The Contrarian Angle
The consensus narrative among crypto analysts is that this is noise — a diplomatic squabble that will be forgotten after the next jobs report. They point out that military aid to Israel remains at $3.8 billion per year, that intelligence sharing continues, and that the US has not signaled any intention to withdraw from the region. The market agrees: BTC barely moved on the news. The S&P 500 is flat. Oil is up just 2%.

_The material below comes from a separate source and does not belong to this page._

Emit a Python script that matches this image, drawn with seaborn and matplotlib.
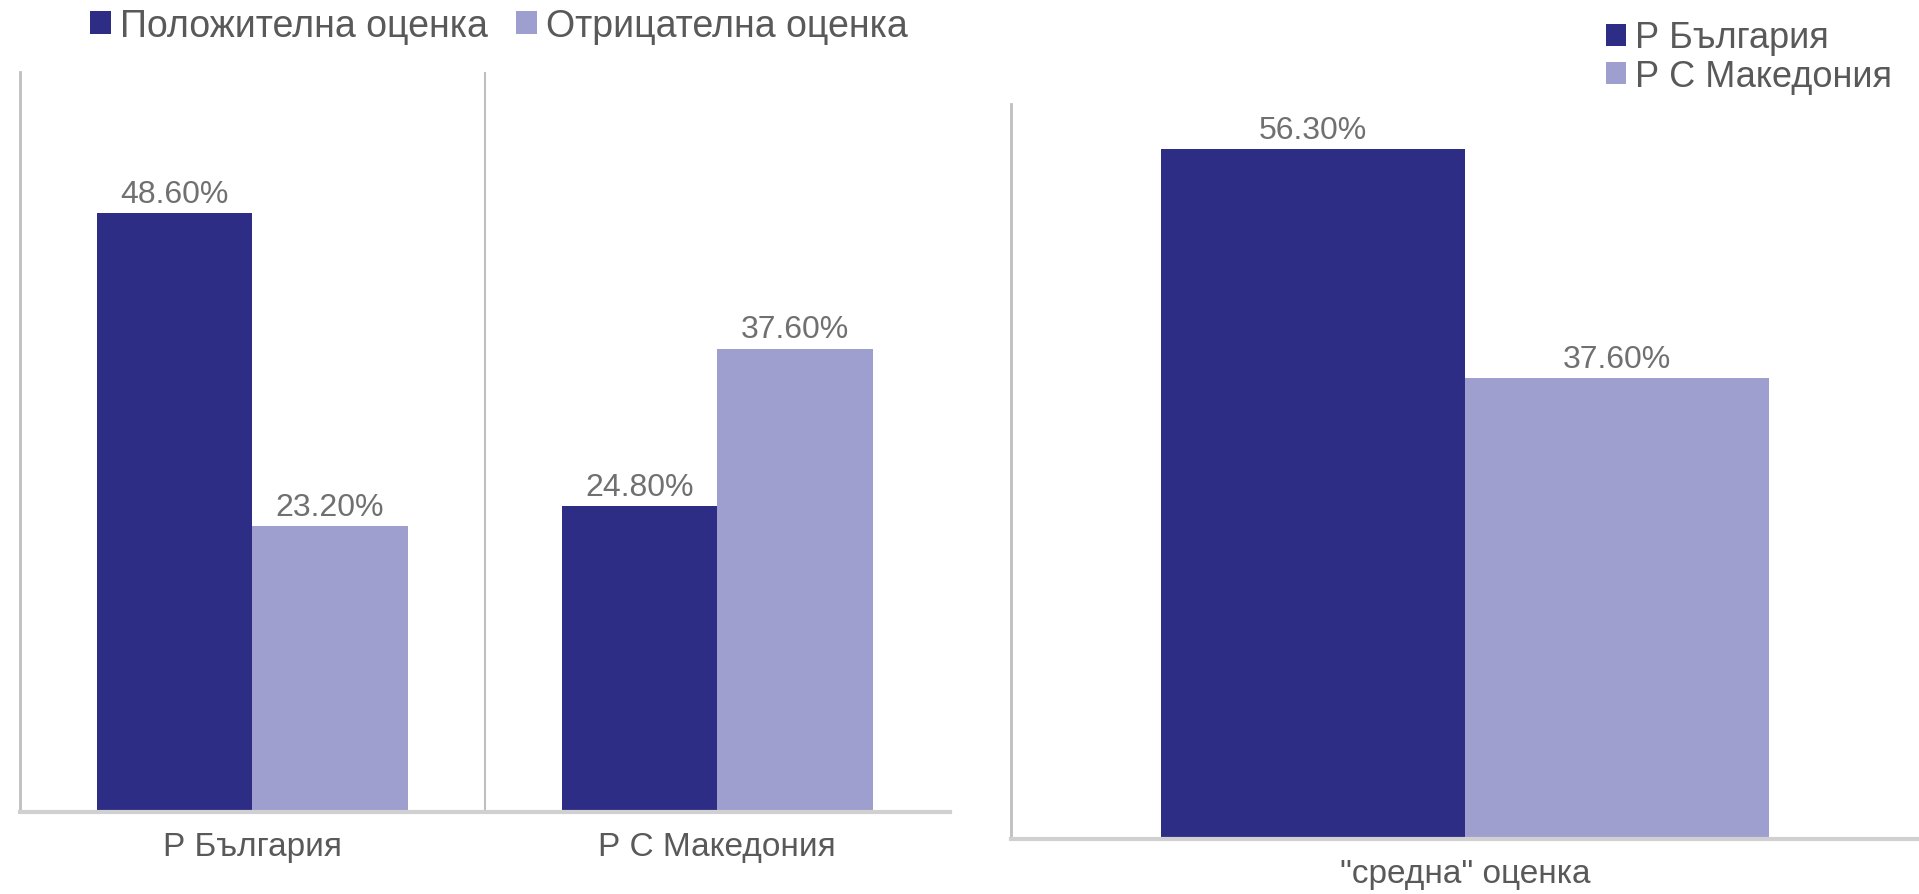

That is precisely the mispricing. The contrarian take is not that this event will cause a crash — but that it reveals a structural vulnerability in the assumption that dollar liquidity is unconditionally available to Israel. If the US is willing to send a cold-shoulder signal over diverging political interests, it is equally willing to slow-walk aid payments, delay export licenses for defense tech, and scrutinize Israeli crypto startups under the banner of anti-money laundering. Two of the largest digital asset infrastructure companies — Fireblocks and StarkWare — are based in Israel. Their US banking partners may now face additional compliance scrutiny.

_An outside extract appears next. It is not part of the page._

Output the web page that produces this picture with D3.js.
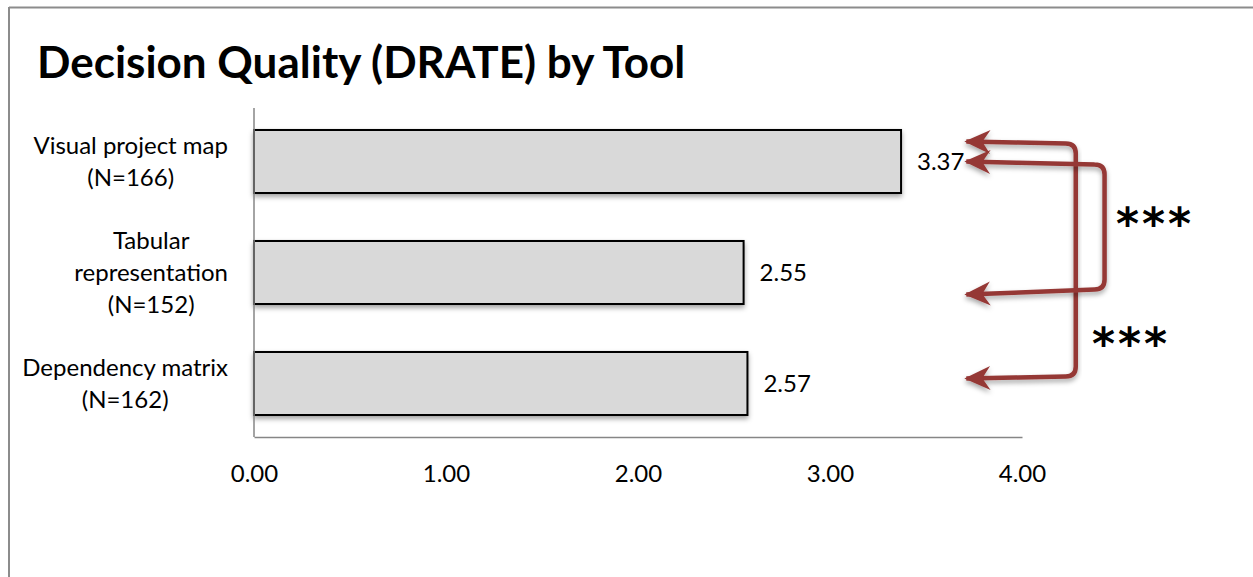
<!DOCTYPE html>
<html>
<head>
<meta charset="utf-8">
<script src="https://cdn.jsdelivr.net/npm/d3@7"></script>
<style>
  body { margin: 0; background: #ffffff; }
  svg { display: block; font-family: Lato, "Open Sans", sans-serif; }
</style>
</head>
<body>
<svg id="svg1" width="1253" height="577"></svg>
<script>
// chart data
const categories = ["Visual project map|(N=166)", "Tabular|representation|(N=152)", "Dependency matrix|(N=162)"];
const drate = [3.37, 2.55, 2.57];
const xTicks = [0, 1, 2, 3, 4];
const sigLabels = ["***", "***"];

const width = 1253;
const height = 577;
const arrowColor = "#953735";

const svg = d3.select("#svg1");
const defs = svg.append("defs");

// soft shadow under bars / arrows
const shadow = defs.append("filter").attr("id", "shadow")
    .attr("x", "-5%").attr("y", "-20%").attr("width", "110%").attr("height", "150%");
shadow.append("feDropShadow")
    .attr("dx", 0).attr("dy", 3).attr("stdDeviation", 2.5)
    .attr("flood-color", "#000").attr("flood-opacity", 0.35);

defs.append("marker")
    .attr("id", "head")
    .attr("viewBox", "0 -13 28 26")
    .attr("refX", 24).attr("refY", 0)
    .attr("markerUnits", "userSpaceOnUse")
    .attr("markerWidth", 28).attr("markerHeight", 26)
    .attr("orient", "auto-start-reverse")
    .append("path")
    .attr("d", "M0,-12 L26,0 L0,12 L8,0 Z")
    .attr("fill", arrowColor);

// frame
svg.append("line").attr("x1", 9).attr("x2", width).attr("y1", 7.5).attr("y2", 7.5)
    .attr("stroke", "#8c8c8c").attr("stroke-width", 2);
svg.append("line").attr("x1", 9).attr("x2", 9).attr("y1", 7).attr("y2", height)
    .attr("stroke", "#8c8c8c").attr("stroke-width", 2);

svg.append("text")
    .attr("x", 37).attr("y", 78)
    .attr("font-size", "44px")
    .attr("font-weight", "bold")
    .attr("fill", "#000")
    .text("Decision Quality (DRATE) by Tool");

const xScale = d3.scaleLinear().domain([0, 4]).range([254, 1022]);
const yScale = d3.scaleBand()
    .domain(categories)
    .range([108, 437])
    .paddingInner(0.432)
    .paddingOuter(0.198);

// bars
svg.append("g").selectAll("rect")
    .data(drate)
    .join("rect")
    .attr("x", xScale(0))
    .attr("y", (d, i) => yScale(categories[i]))
    .attr("width", d => xScale(d) - xScale(0))
    .attr("height", yScale.bandwidth())
    .attr("fill", "#d9d9d9")
    .attr("stroke", "#000")
    .attr("stroke-width", 2)
    .attr("filter", "url(#shadow)");

// value labels
svg.append("g").selectAll("text")
    .data(drate)
    .join("text")
    .attr("x", d => xScale(d) + 16)
    .attr("y", (d, i) => yScale(categories[i]) + yScale.bandwidth() / 2)
    .attr("dy", "0.35em")
    .attr("font-size", "24px")
    .attr("fill", "#000")
    .text(d => d.toFixed(2));

// axes
const bottomAxis = d3.axisBottom(xScale).tickValues(xTicks).tickFormat(d3.format(".2f")).tickSize(0).tickPadding(28);
const gx = svg.append("g").attr("transform", "translate(0,437)").call(bottomAxis);
gx.select(".domain").attr("stroke", "#868686").attr("stroke-width", 1.5);
gx.selectAll("text").attr("font-size", "24px").attr("font-family", "Lato, sans-serif").attr("fill", "#000");

svg.append("line")
    .attr("x1", xScale(0)).attr("x2", xScale(0))
    .attr("y1", 108).attr("y2", 437)
    .attr("stroke", "#868686").attr("stroke-width", 1.5);

// category labels, each block centered, right edge at 228
const labelGroups = svg.append("g").selectAll("g")
    .data(categories)
    .join("text")
    .attr("font-size", "24px")
    .attr("fill", "#000")
    .attr("text-anchor", "middle");

labelGroups.each(function(c) {
    const lines = c.split("|");
    const t = d3.select(this);
    const cy = yScale(c) + yScale.bandwidth() / 2;
    const lh = 32;
    lines.forEach((l, k) => {
        t.append("tspan").attr("x", 0)
            .attr("y", cy + (k - (lines.length - 1) / 2) * lh)
            .attr("dy", "0.35em")
            .text(l);
    });
    let w = 0;
    t.selectAll("tspan").each(function() { w = Math.max(w, this.getComputedTextLength()); });
    t.selectAll("tspan").attr("x", 228 - w / 2);
});

// significance arrows
const c = categories.map(cat => yScale(cat) + yScale.bandwidth() / 2);
const tipX = xScale(3.71);

function bracket(yTop, yBot, xr, yTopR, yBotR) {
    const r = 10;
    return `M${tipX},${yTop} L${xr - r},${yTopR} Q${xr},${yTopR} ${xr},${yTopR + r}` +
           ` L${xr},${yBotR - r} Q${xr},${yBotR} ${xr - r},${yBotR} L${tipX},${yBot}`;
}

const arrows = [
    bracket(c[0] - 20, c[2] - 5, xScale(4.28), c[0] - 18, c[2] - 7),
    bracket(c[0], c[1] + 22, xScale(4.43), c[0] + 3, c[1] + 17)
];

svg.append("g").selectAll("path")
    .data(arrows)
    .join("path")
    .attr("d", d => d)
    .attr("fill", "none")
    .attr("stroke", arrowColor)
    .attr("stroke-width", 4.5)
    .attr("marker-start", "url(#head)")
    .attr("marker-end", "url(#head)")
    .attr("filter", "url(#shadow)");

svg.append("g").selectAll("text")
    .data(sigLabels)
    .join("text")
    .attr("x", (d, i) => i === 0 ? 1155 : 1131)
    .attr("y", (d, i) => i === 0 ? (c[0] + c[1]) / 2 - 9 : (c[1] + c[2]) / 2 + 0)
    .attr("dy", "0.7em")
    .attr("text-anchor", "middle")
    .attr("font-size", "44px")
    .attr("font-weight", "bold")
    .attr("letter-spacing", "3px")
    .attr("font-family", "DejaVu Sans, sans-serif")
    .attr("fill", "#000")
    .text(d => d);
</script>
</body>
</html>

Moreover, this recalibration gives China and Russia a diplomatic opening. The Middle East is the key battleground for the future of the petrodollar system. If US-Israel tensions lead to closer Israeli relationships with China (already visible in tech partnerships), the dollar's grip on global oil trade weakens. That is a long-term positive for non-dollar currencies — including Bitcoin, which benefits from any fragmentation of the global reserve system.
Takeaway: What to Watch
The market is asleep, but the elevator is already moving. Over the next 30 days, I will be watching three specific signals: (1) the Israeli shekel-to-Tether spread on centralized exchanges — if it breaks above 1.5%, hedging demand is real; (2) the Treasury's next quarterly financing announcement for notes held by foreign official institutions — any decline in Israeli holdings would confirm that liquidity is being repatriated; and (3) statements from the US Financial Crimes Enforcement Network (FinCEN) regarding crypto remittances to the Gaza Strip and West Bank — tighter rules would be the first tangible policy fallout.
Liquidity doesn't break gently. It sits still for months, then it shears. The White House has turned a dial that most traders are ignoring. History shows that the last time this dial was turned, the crypto market didn't notice until the shekel premium hit 3% — and by then, the opportunity to reposition had already closed.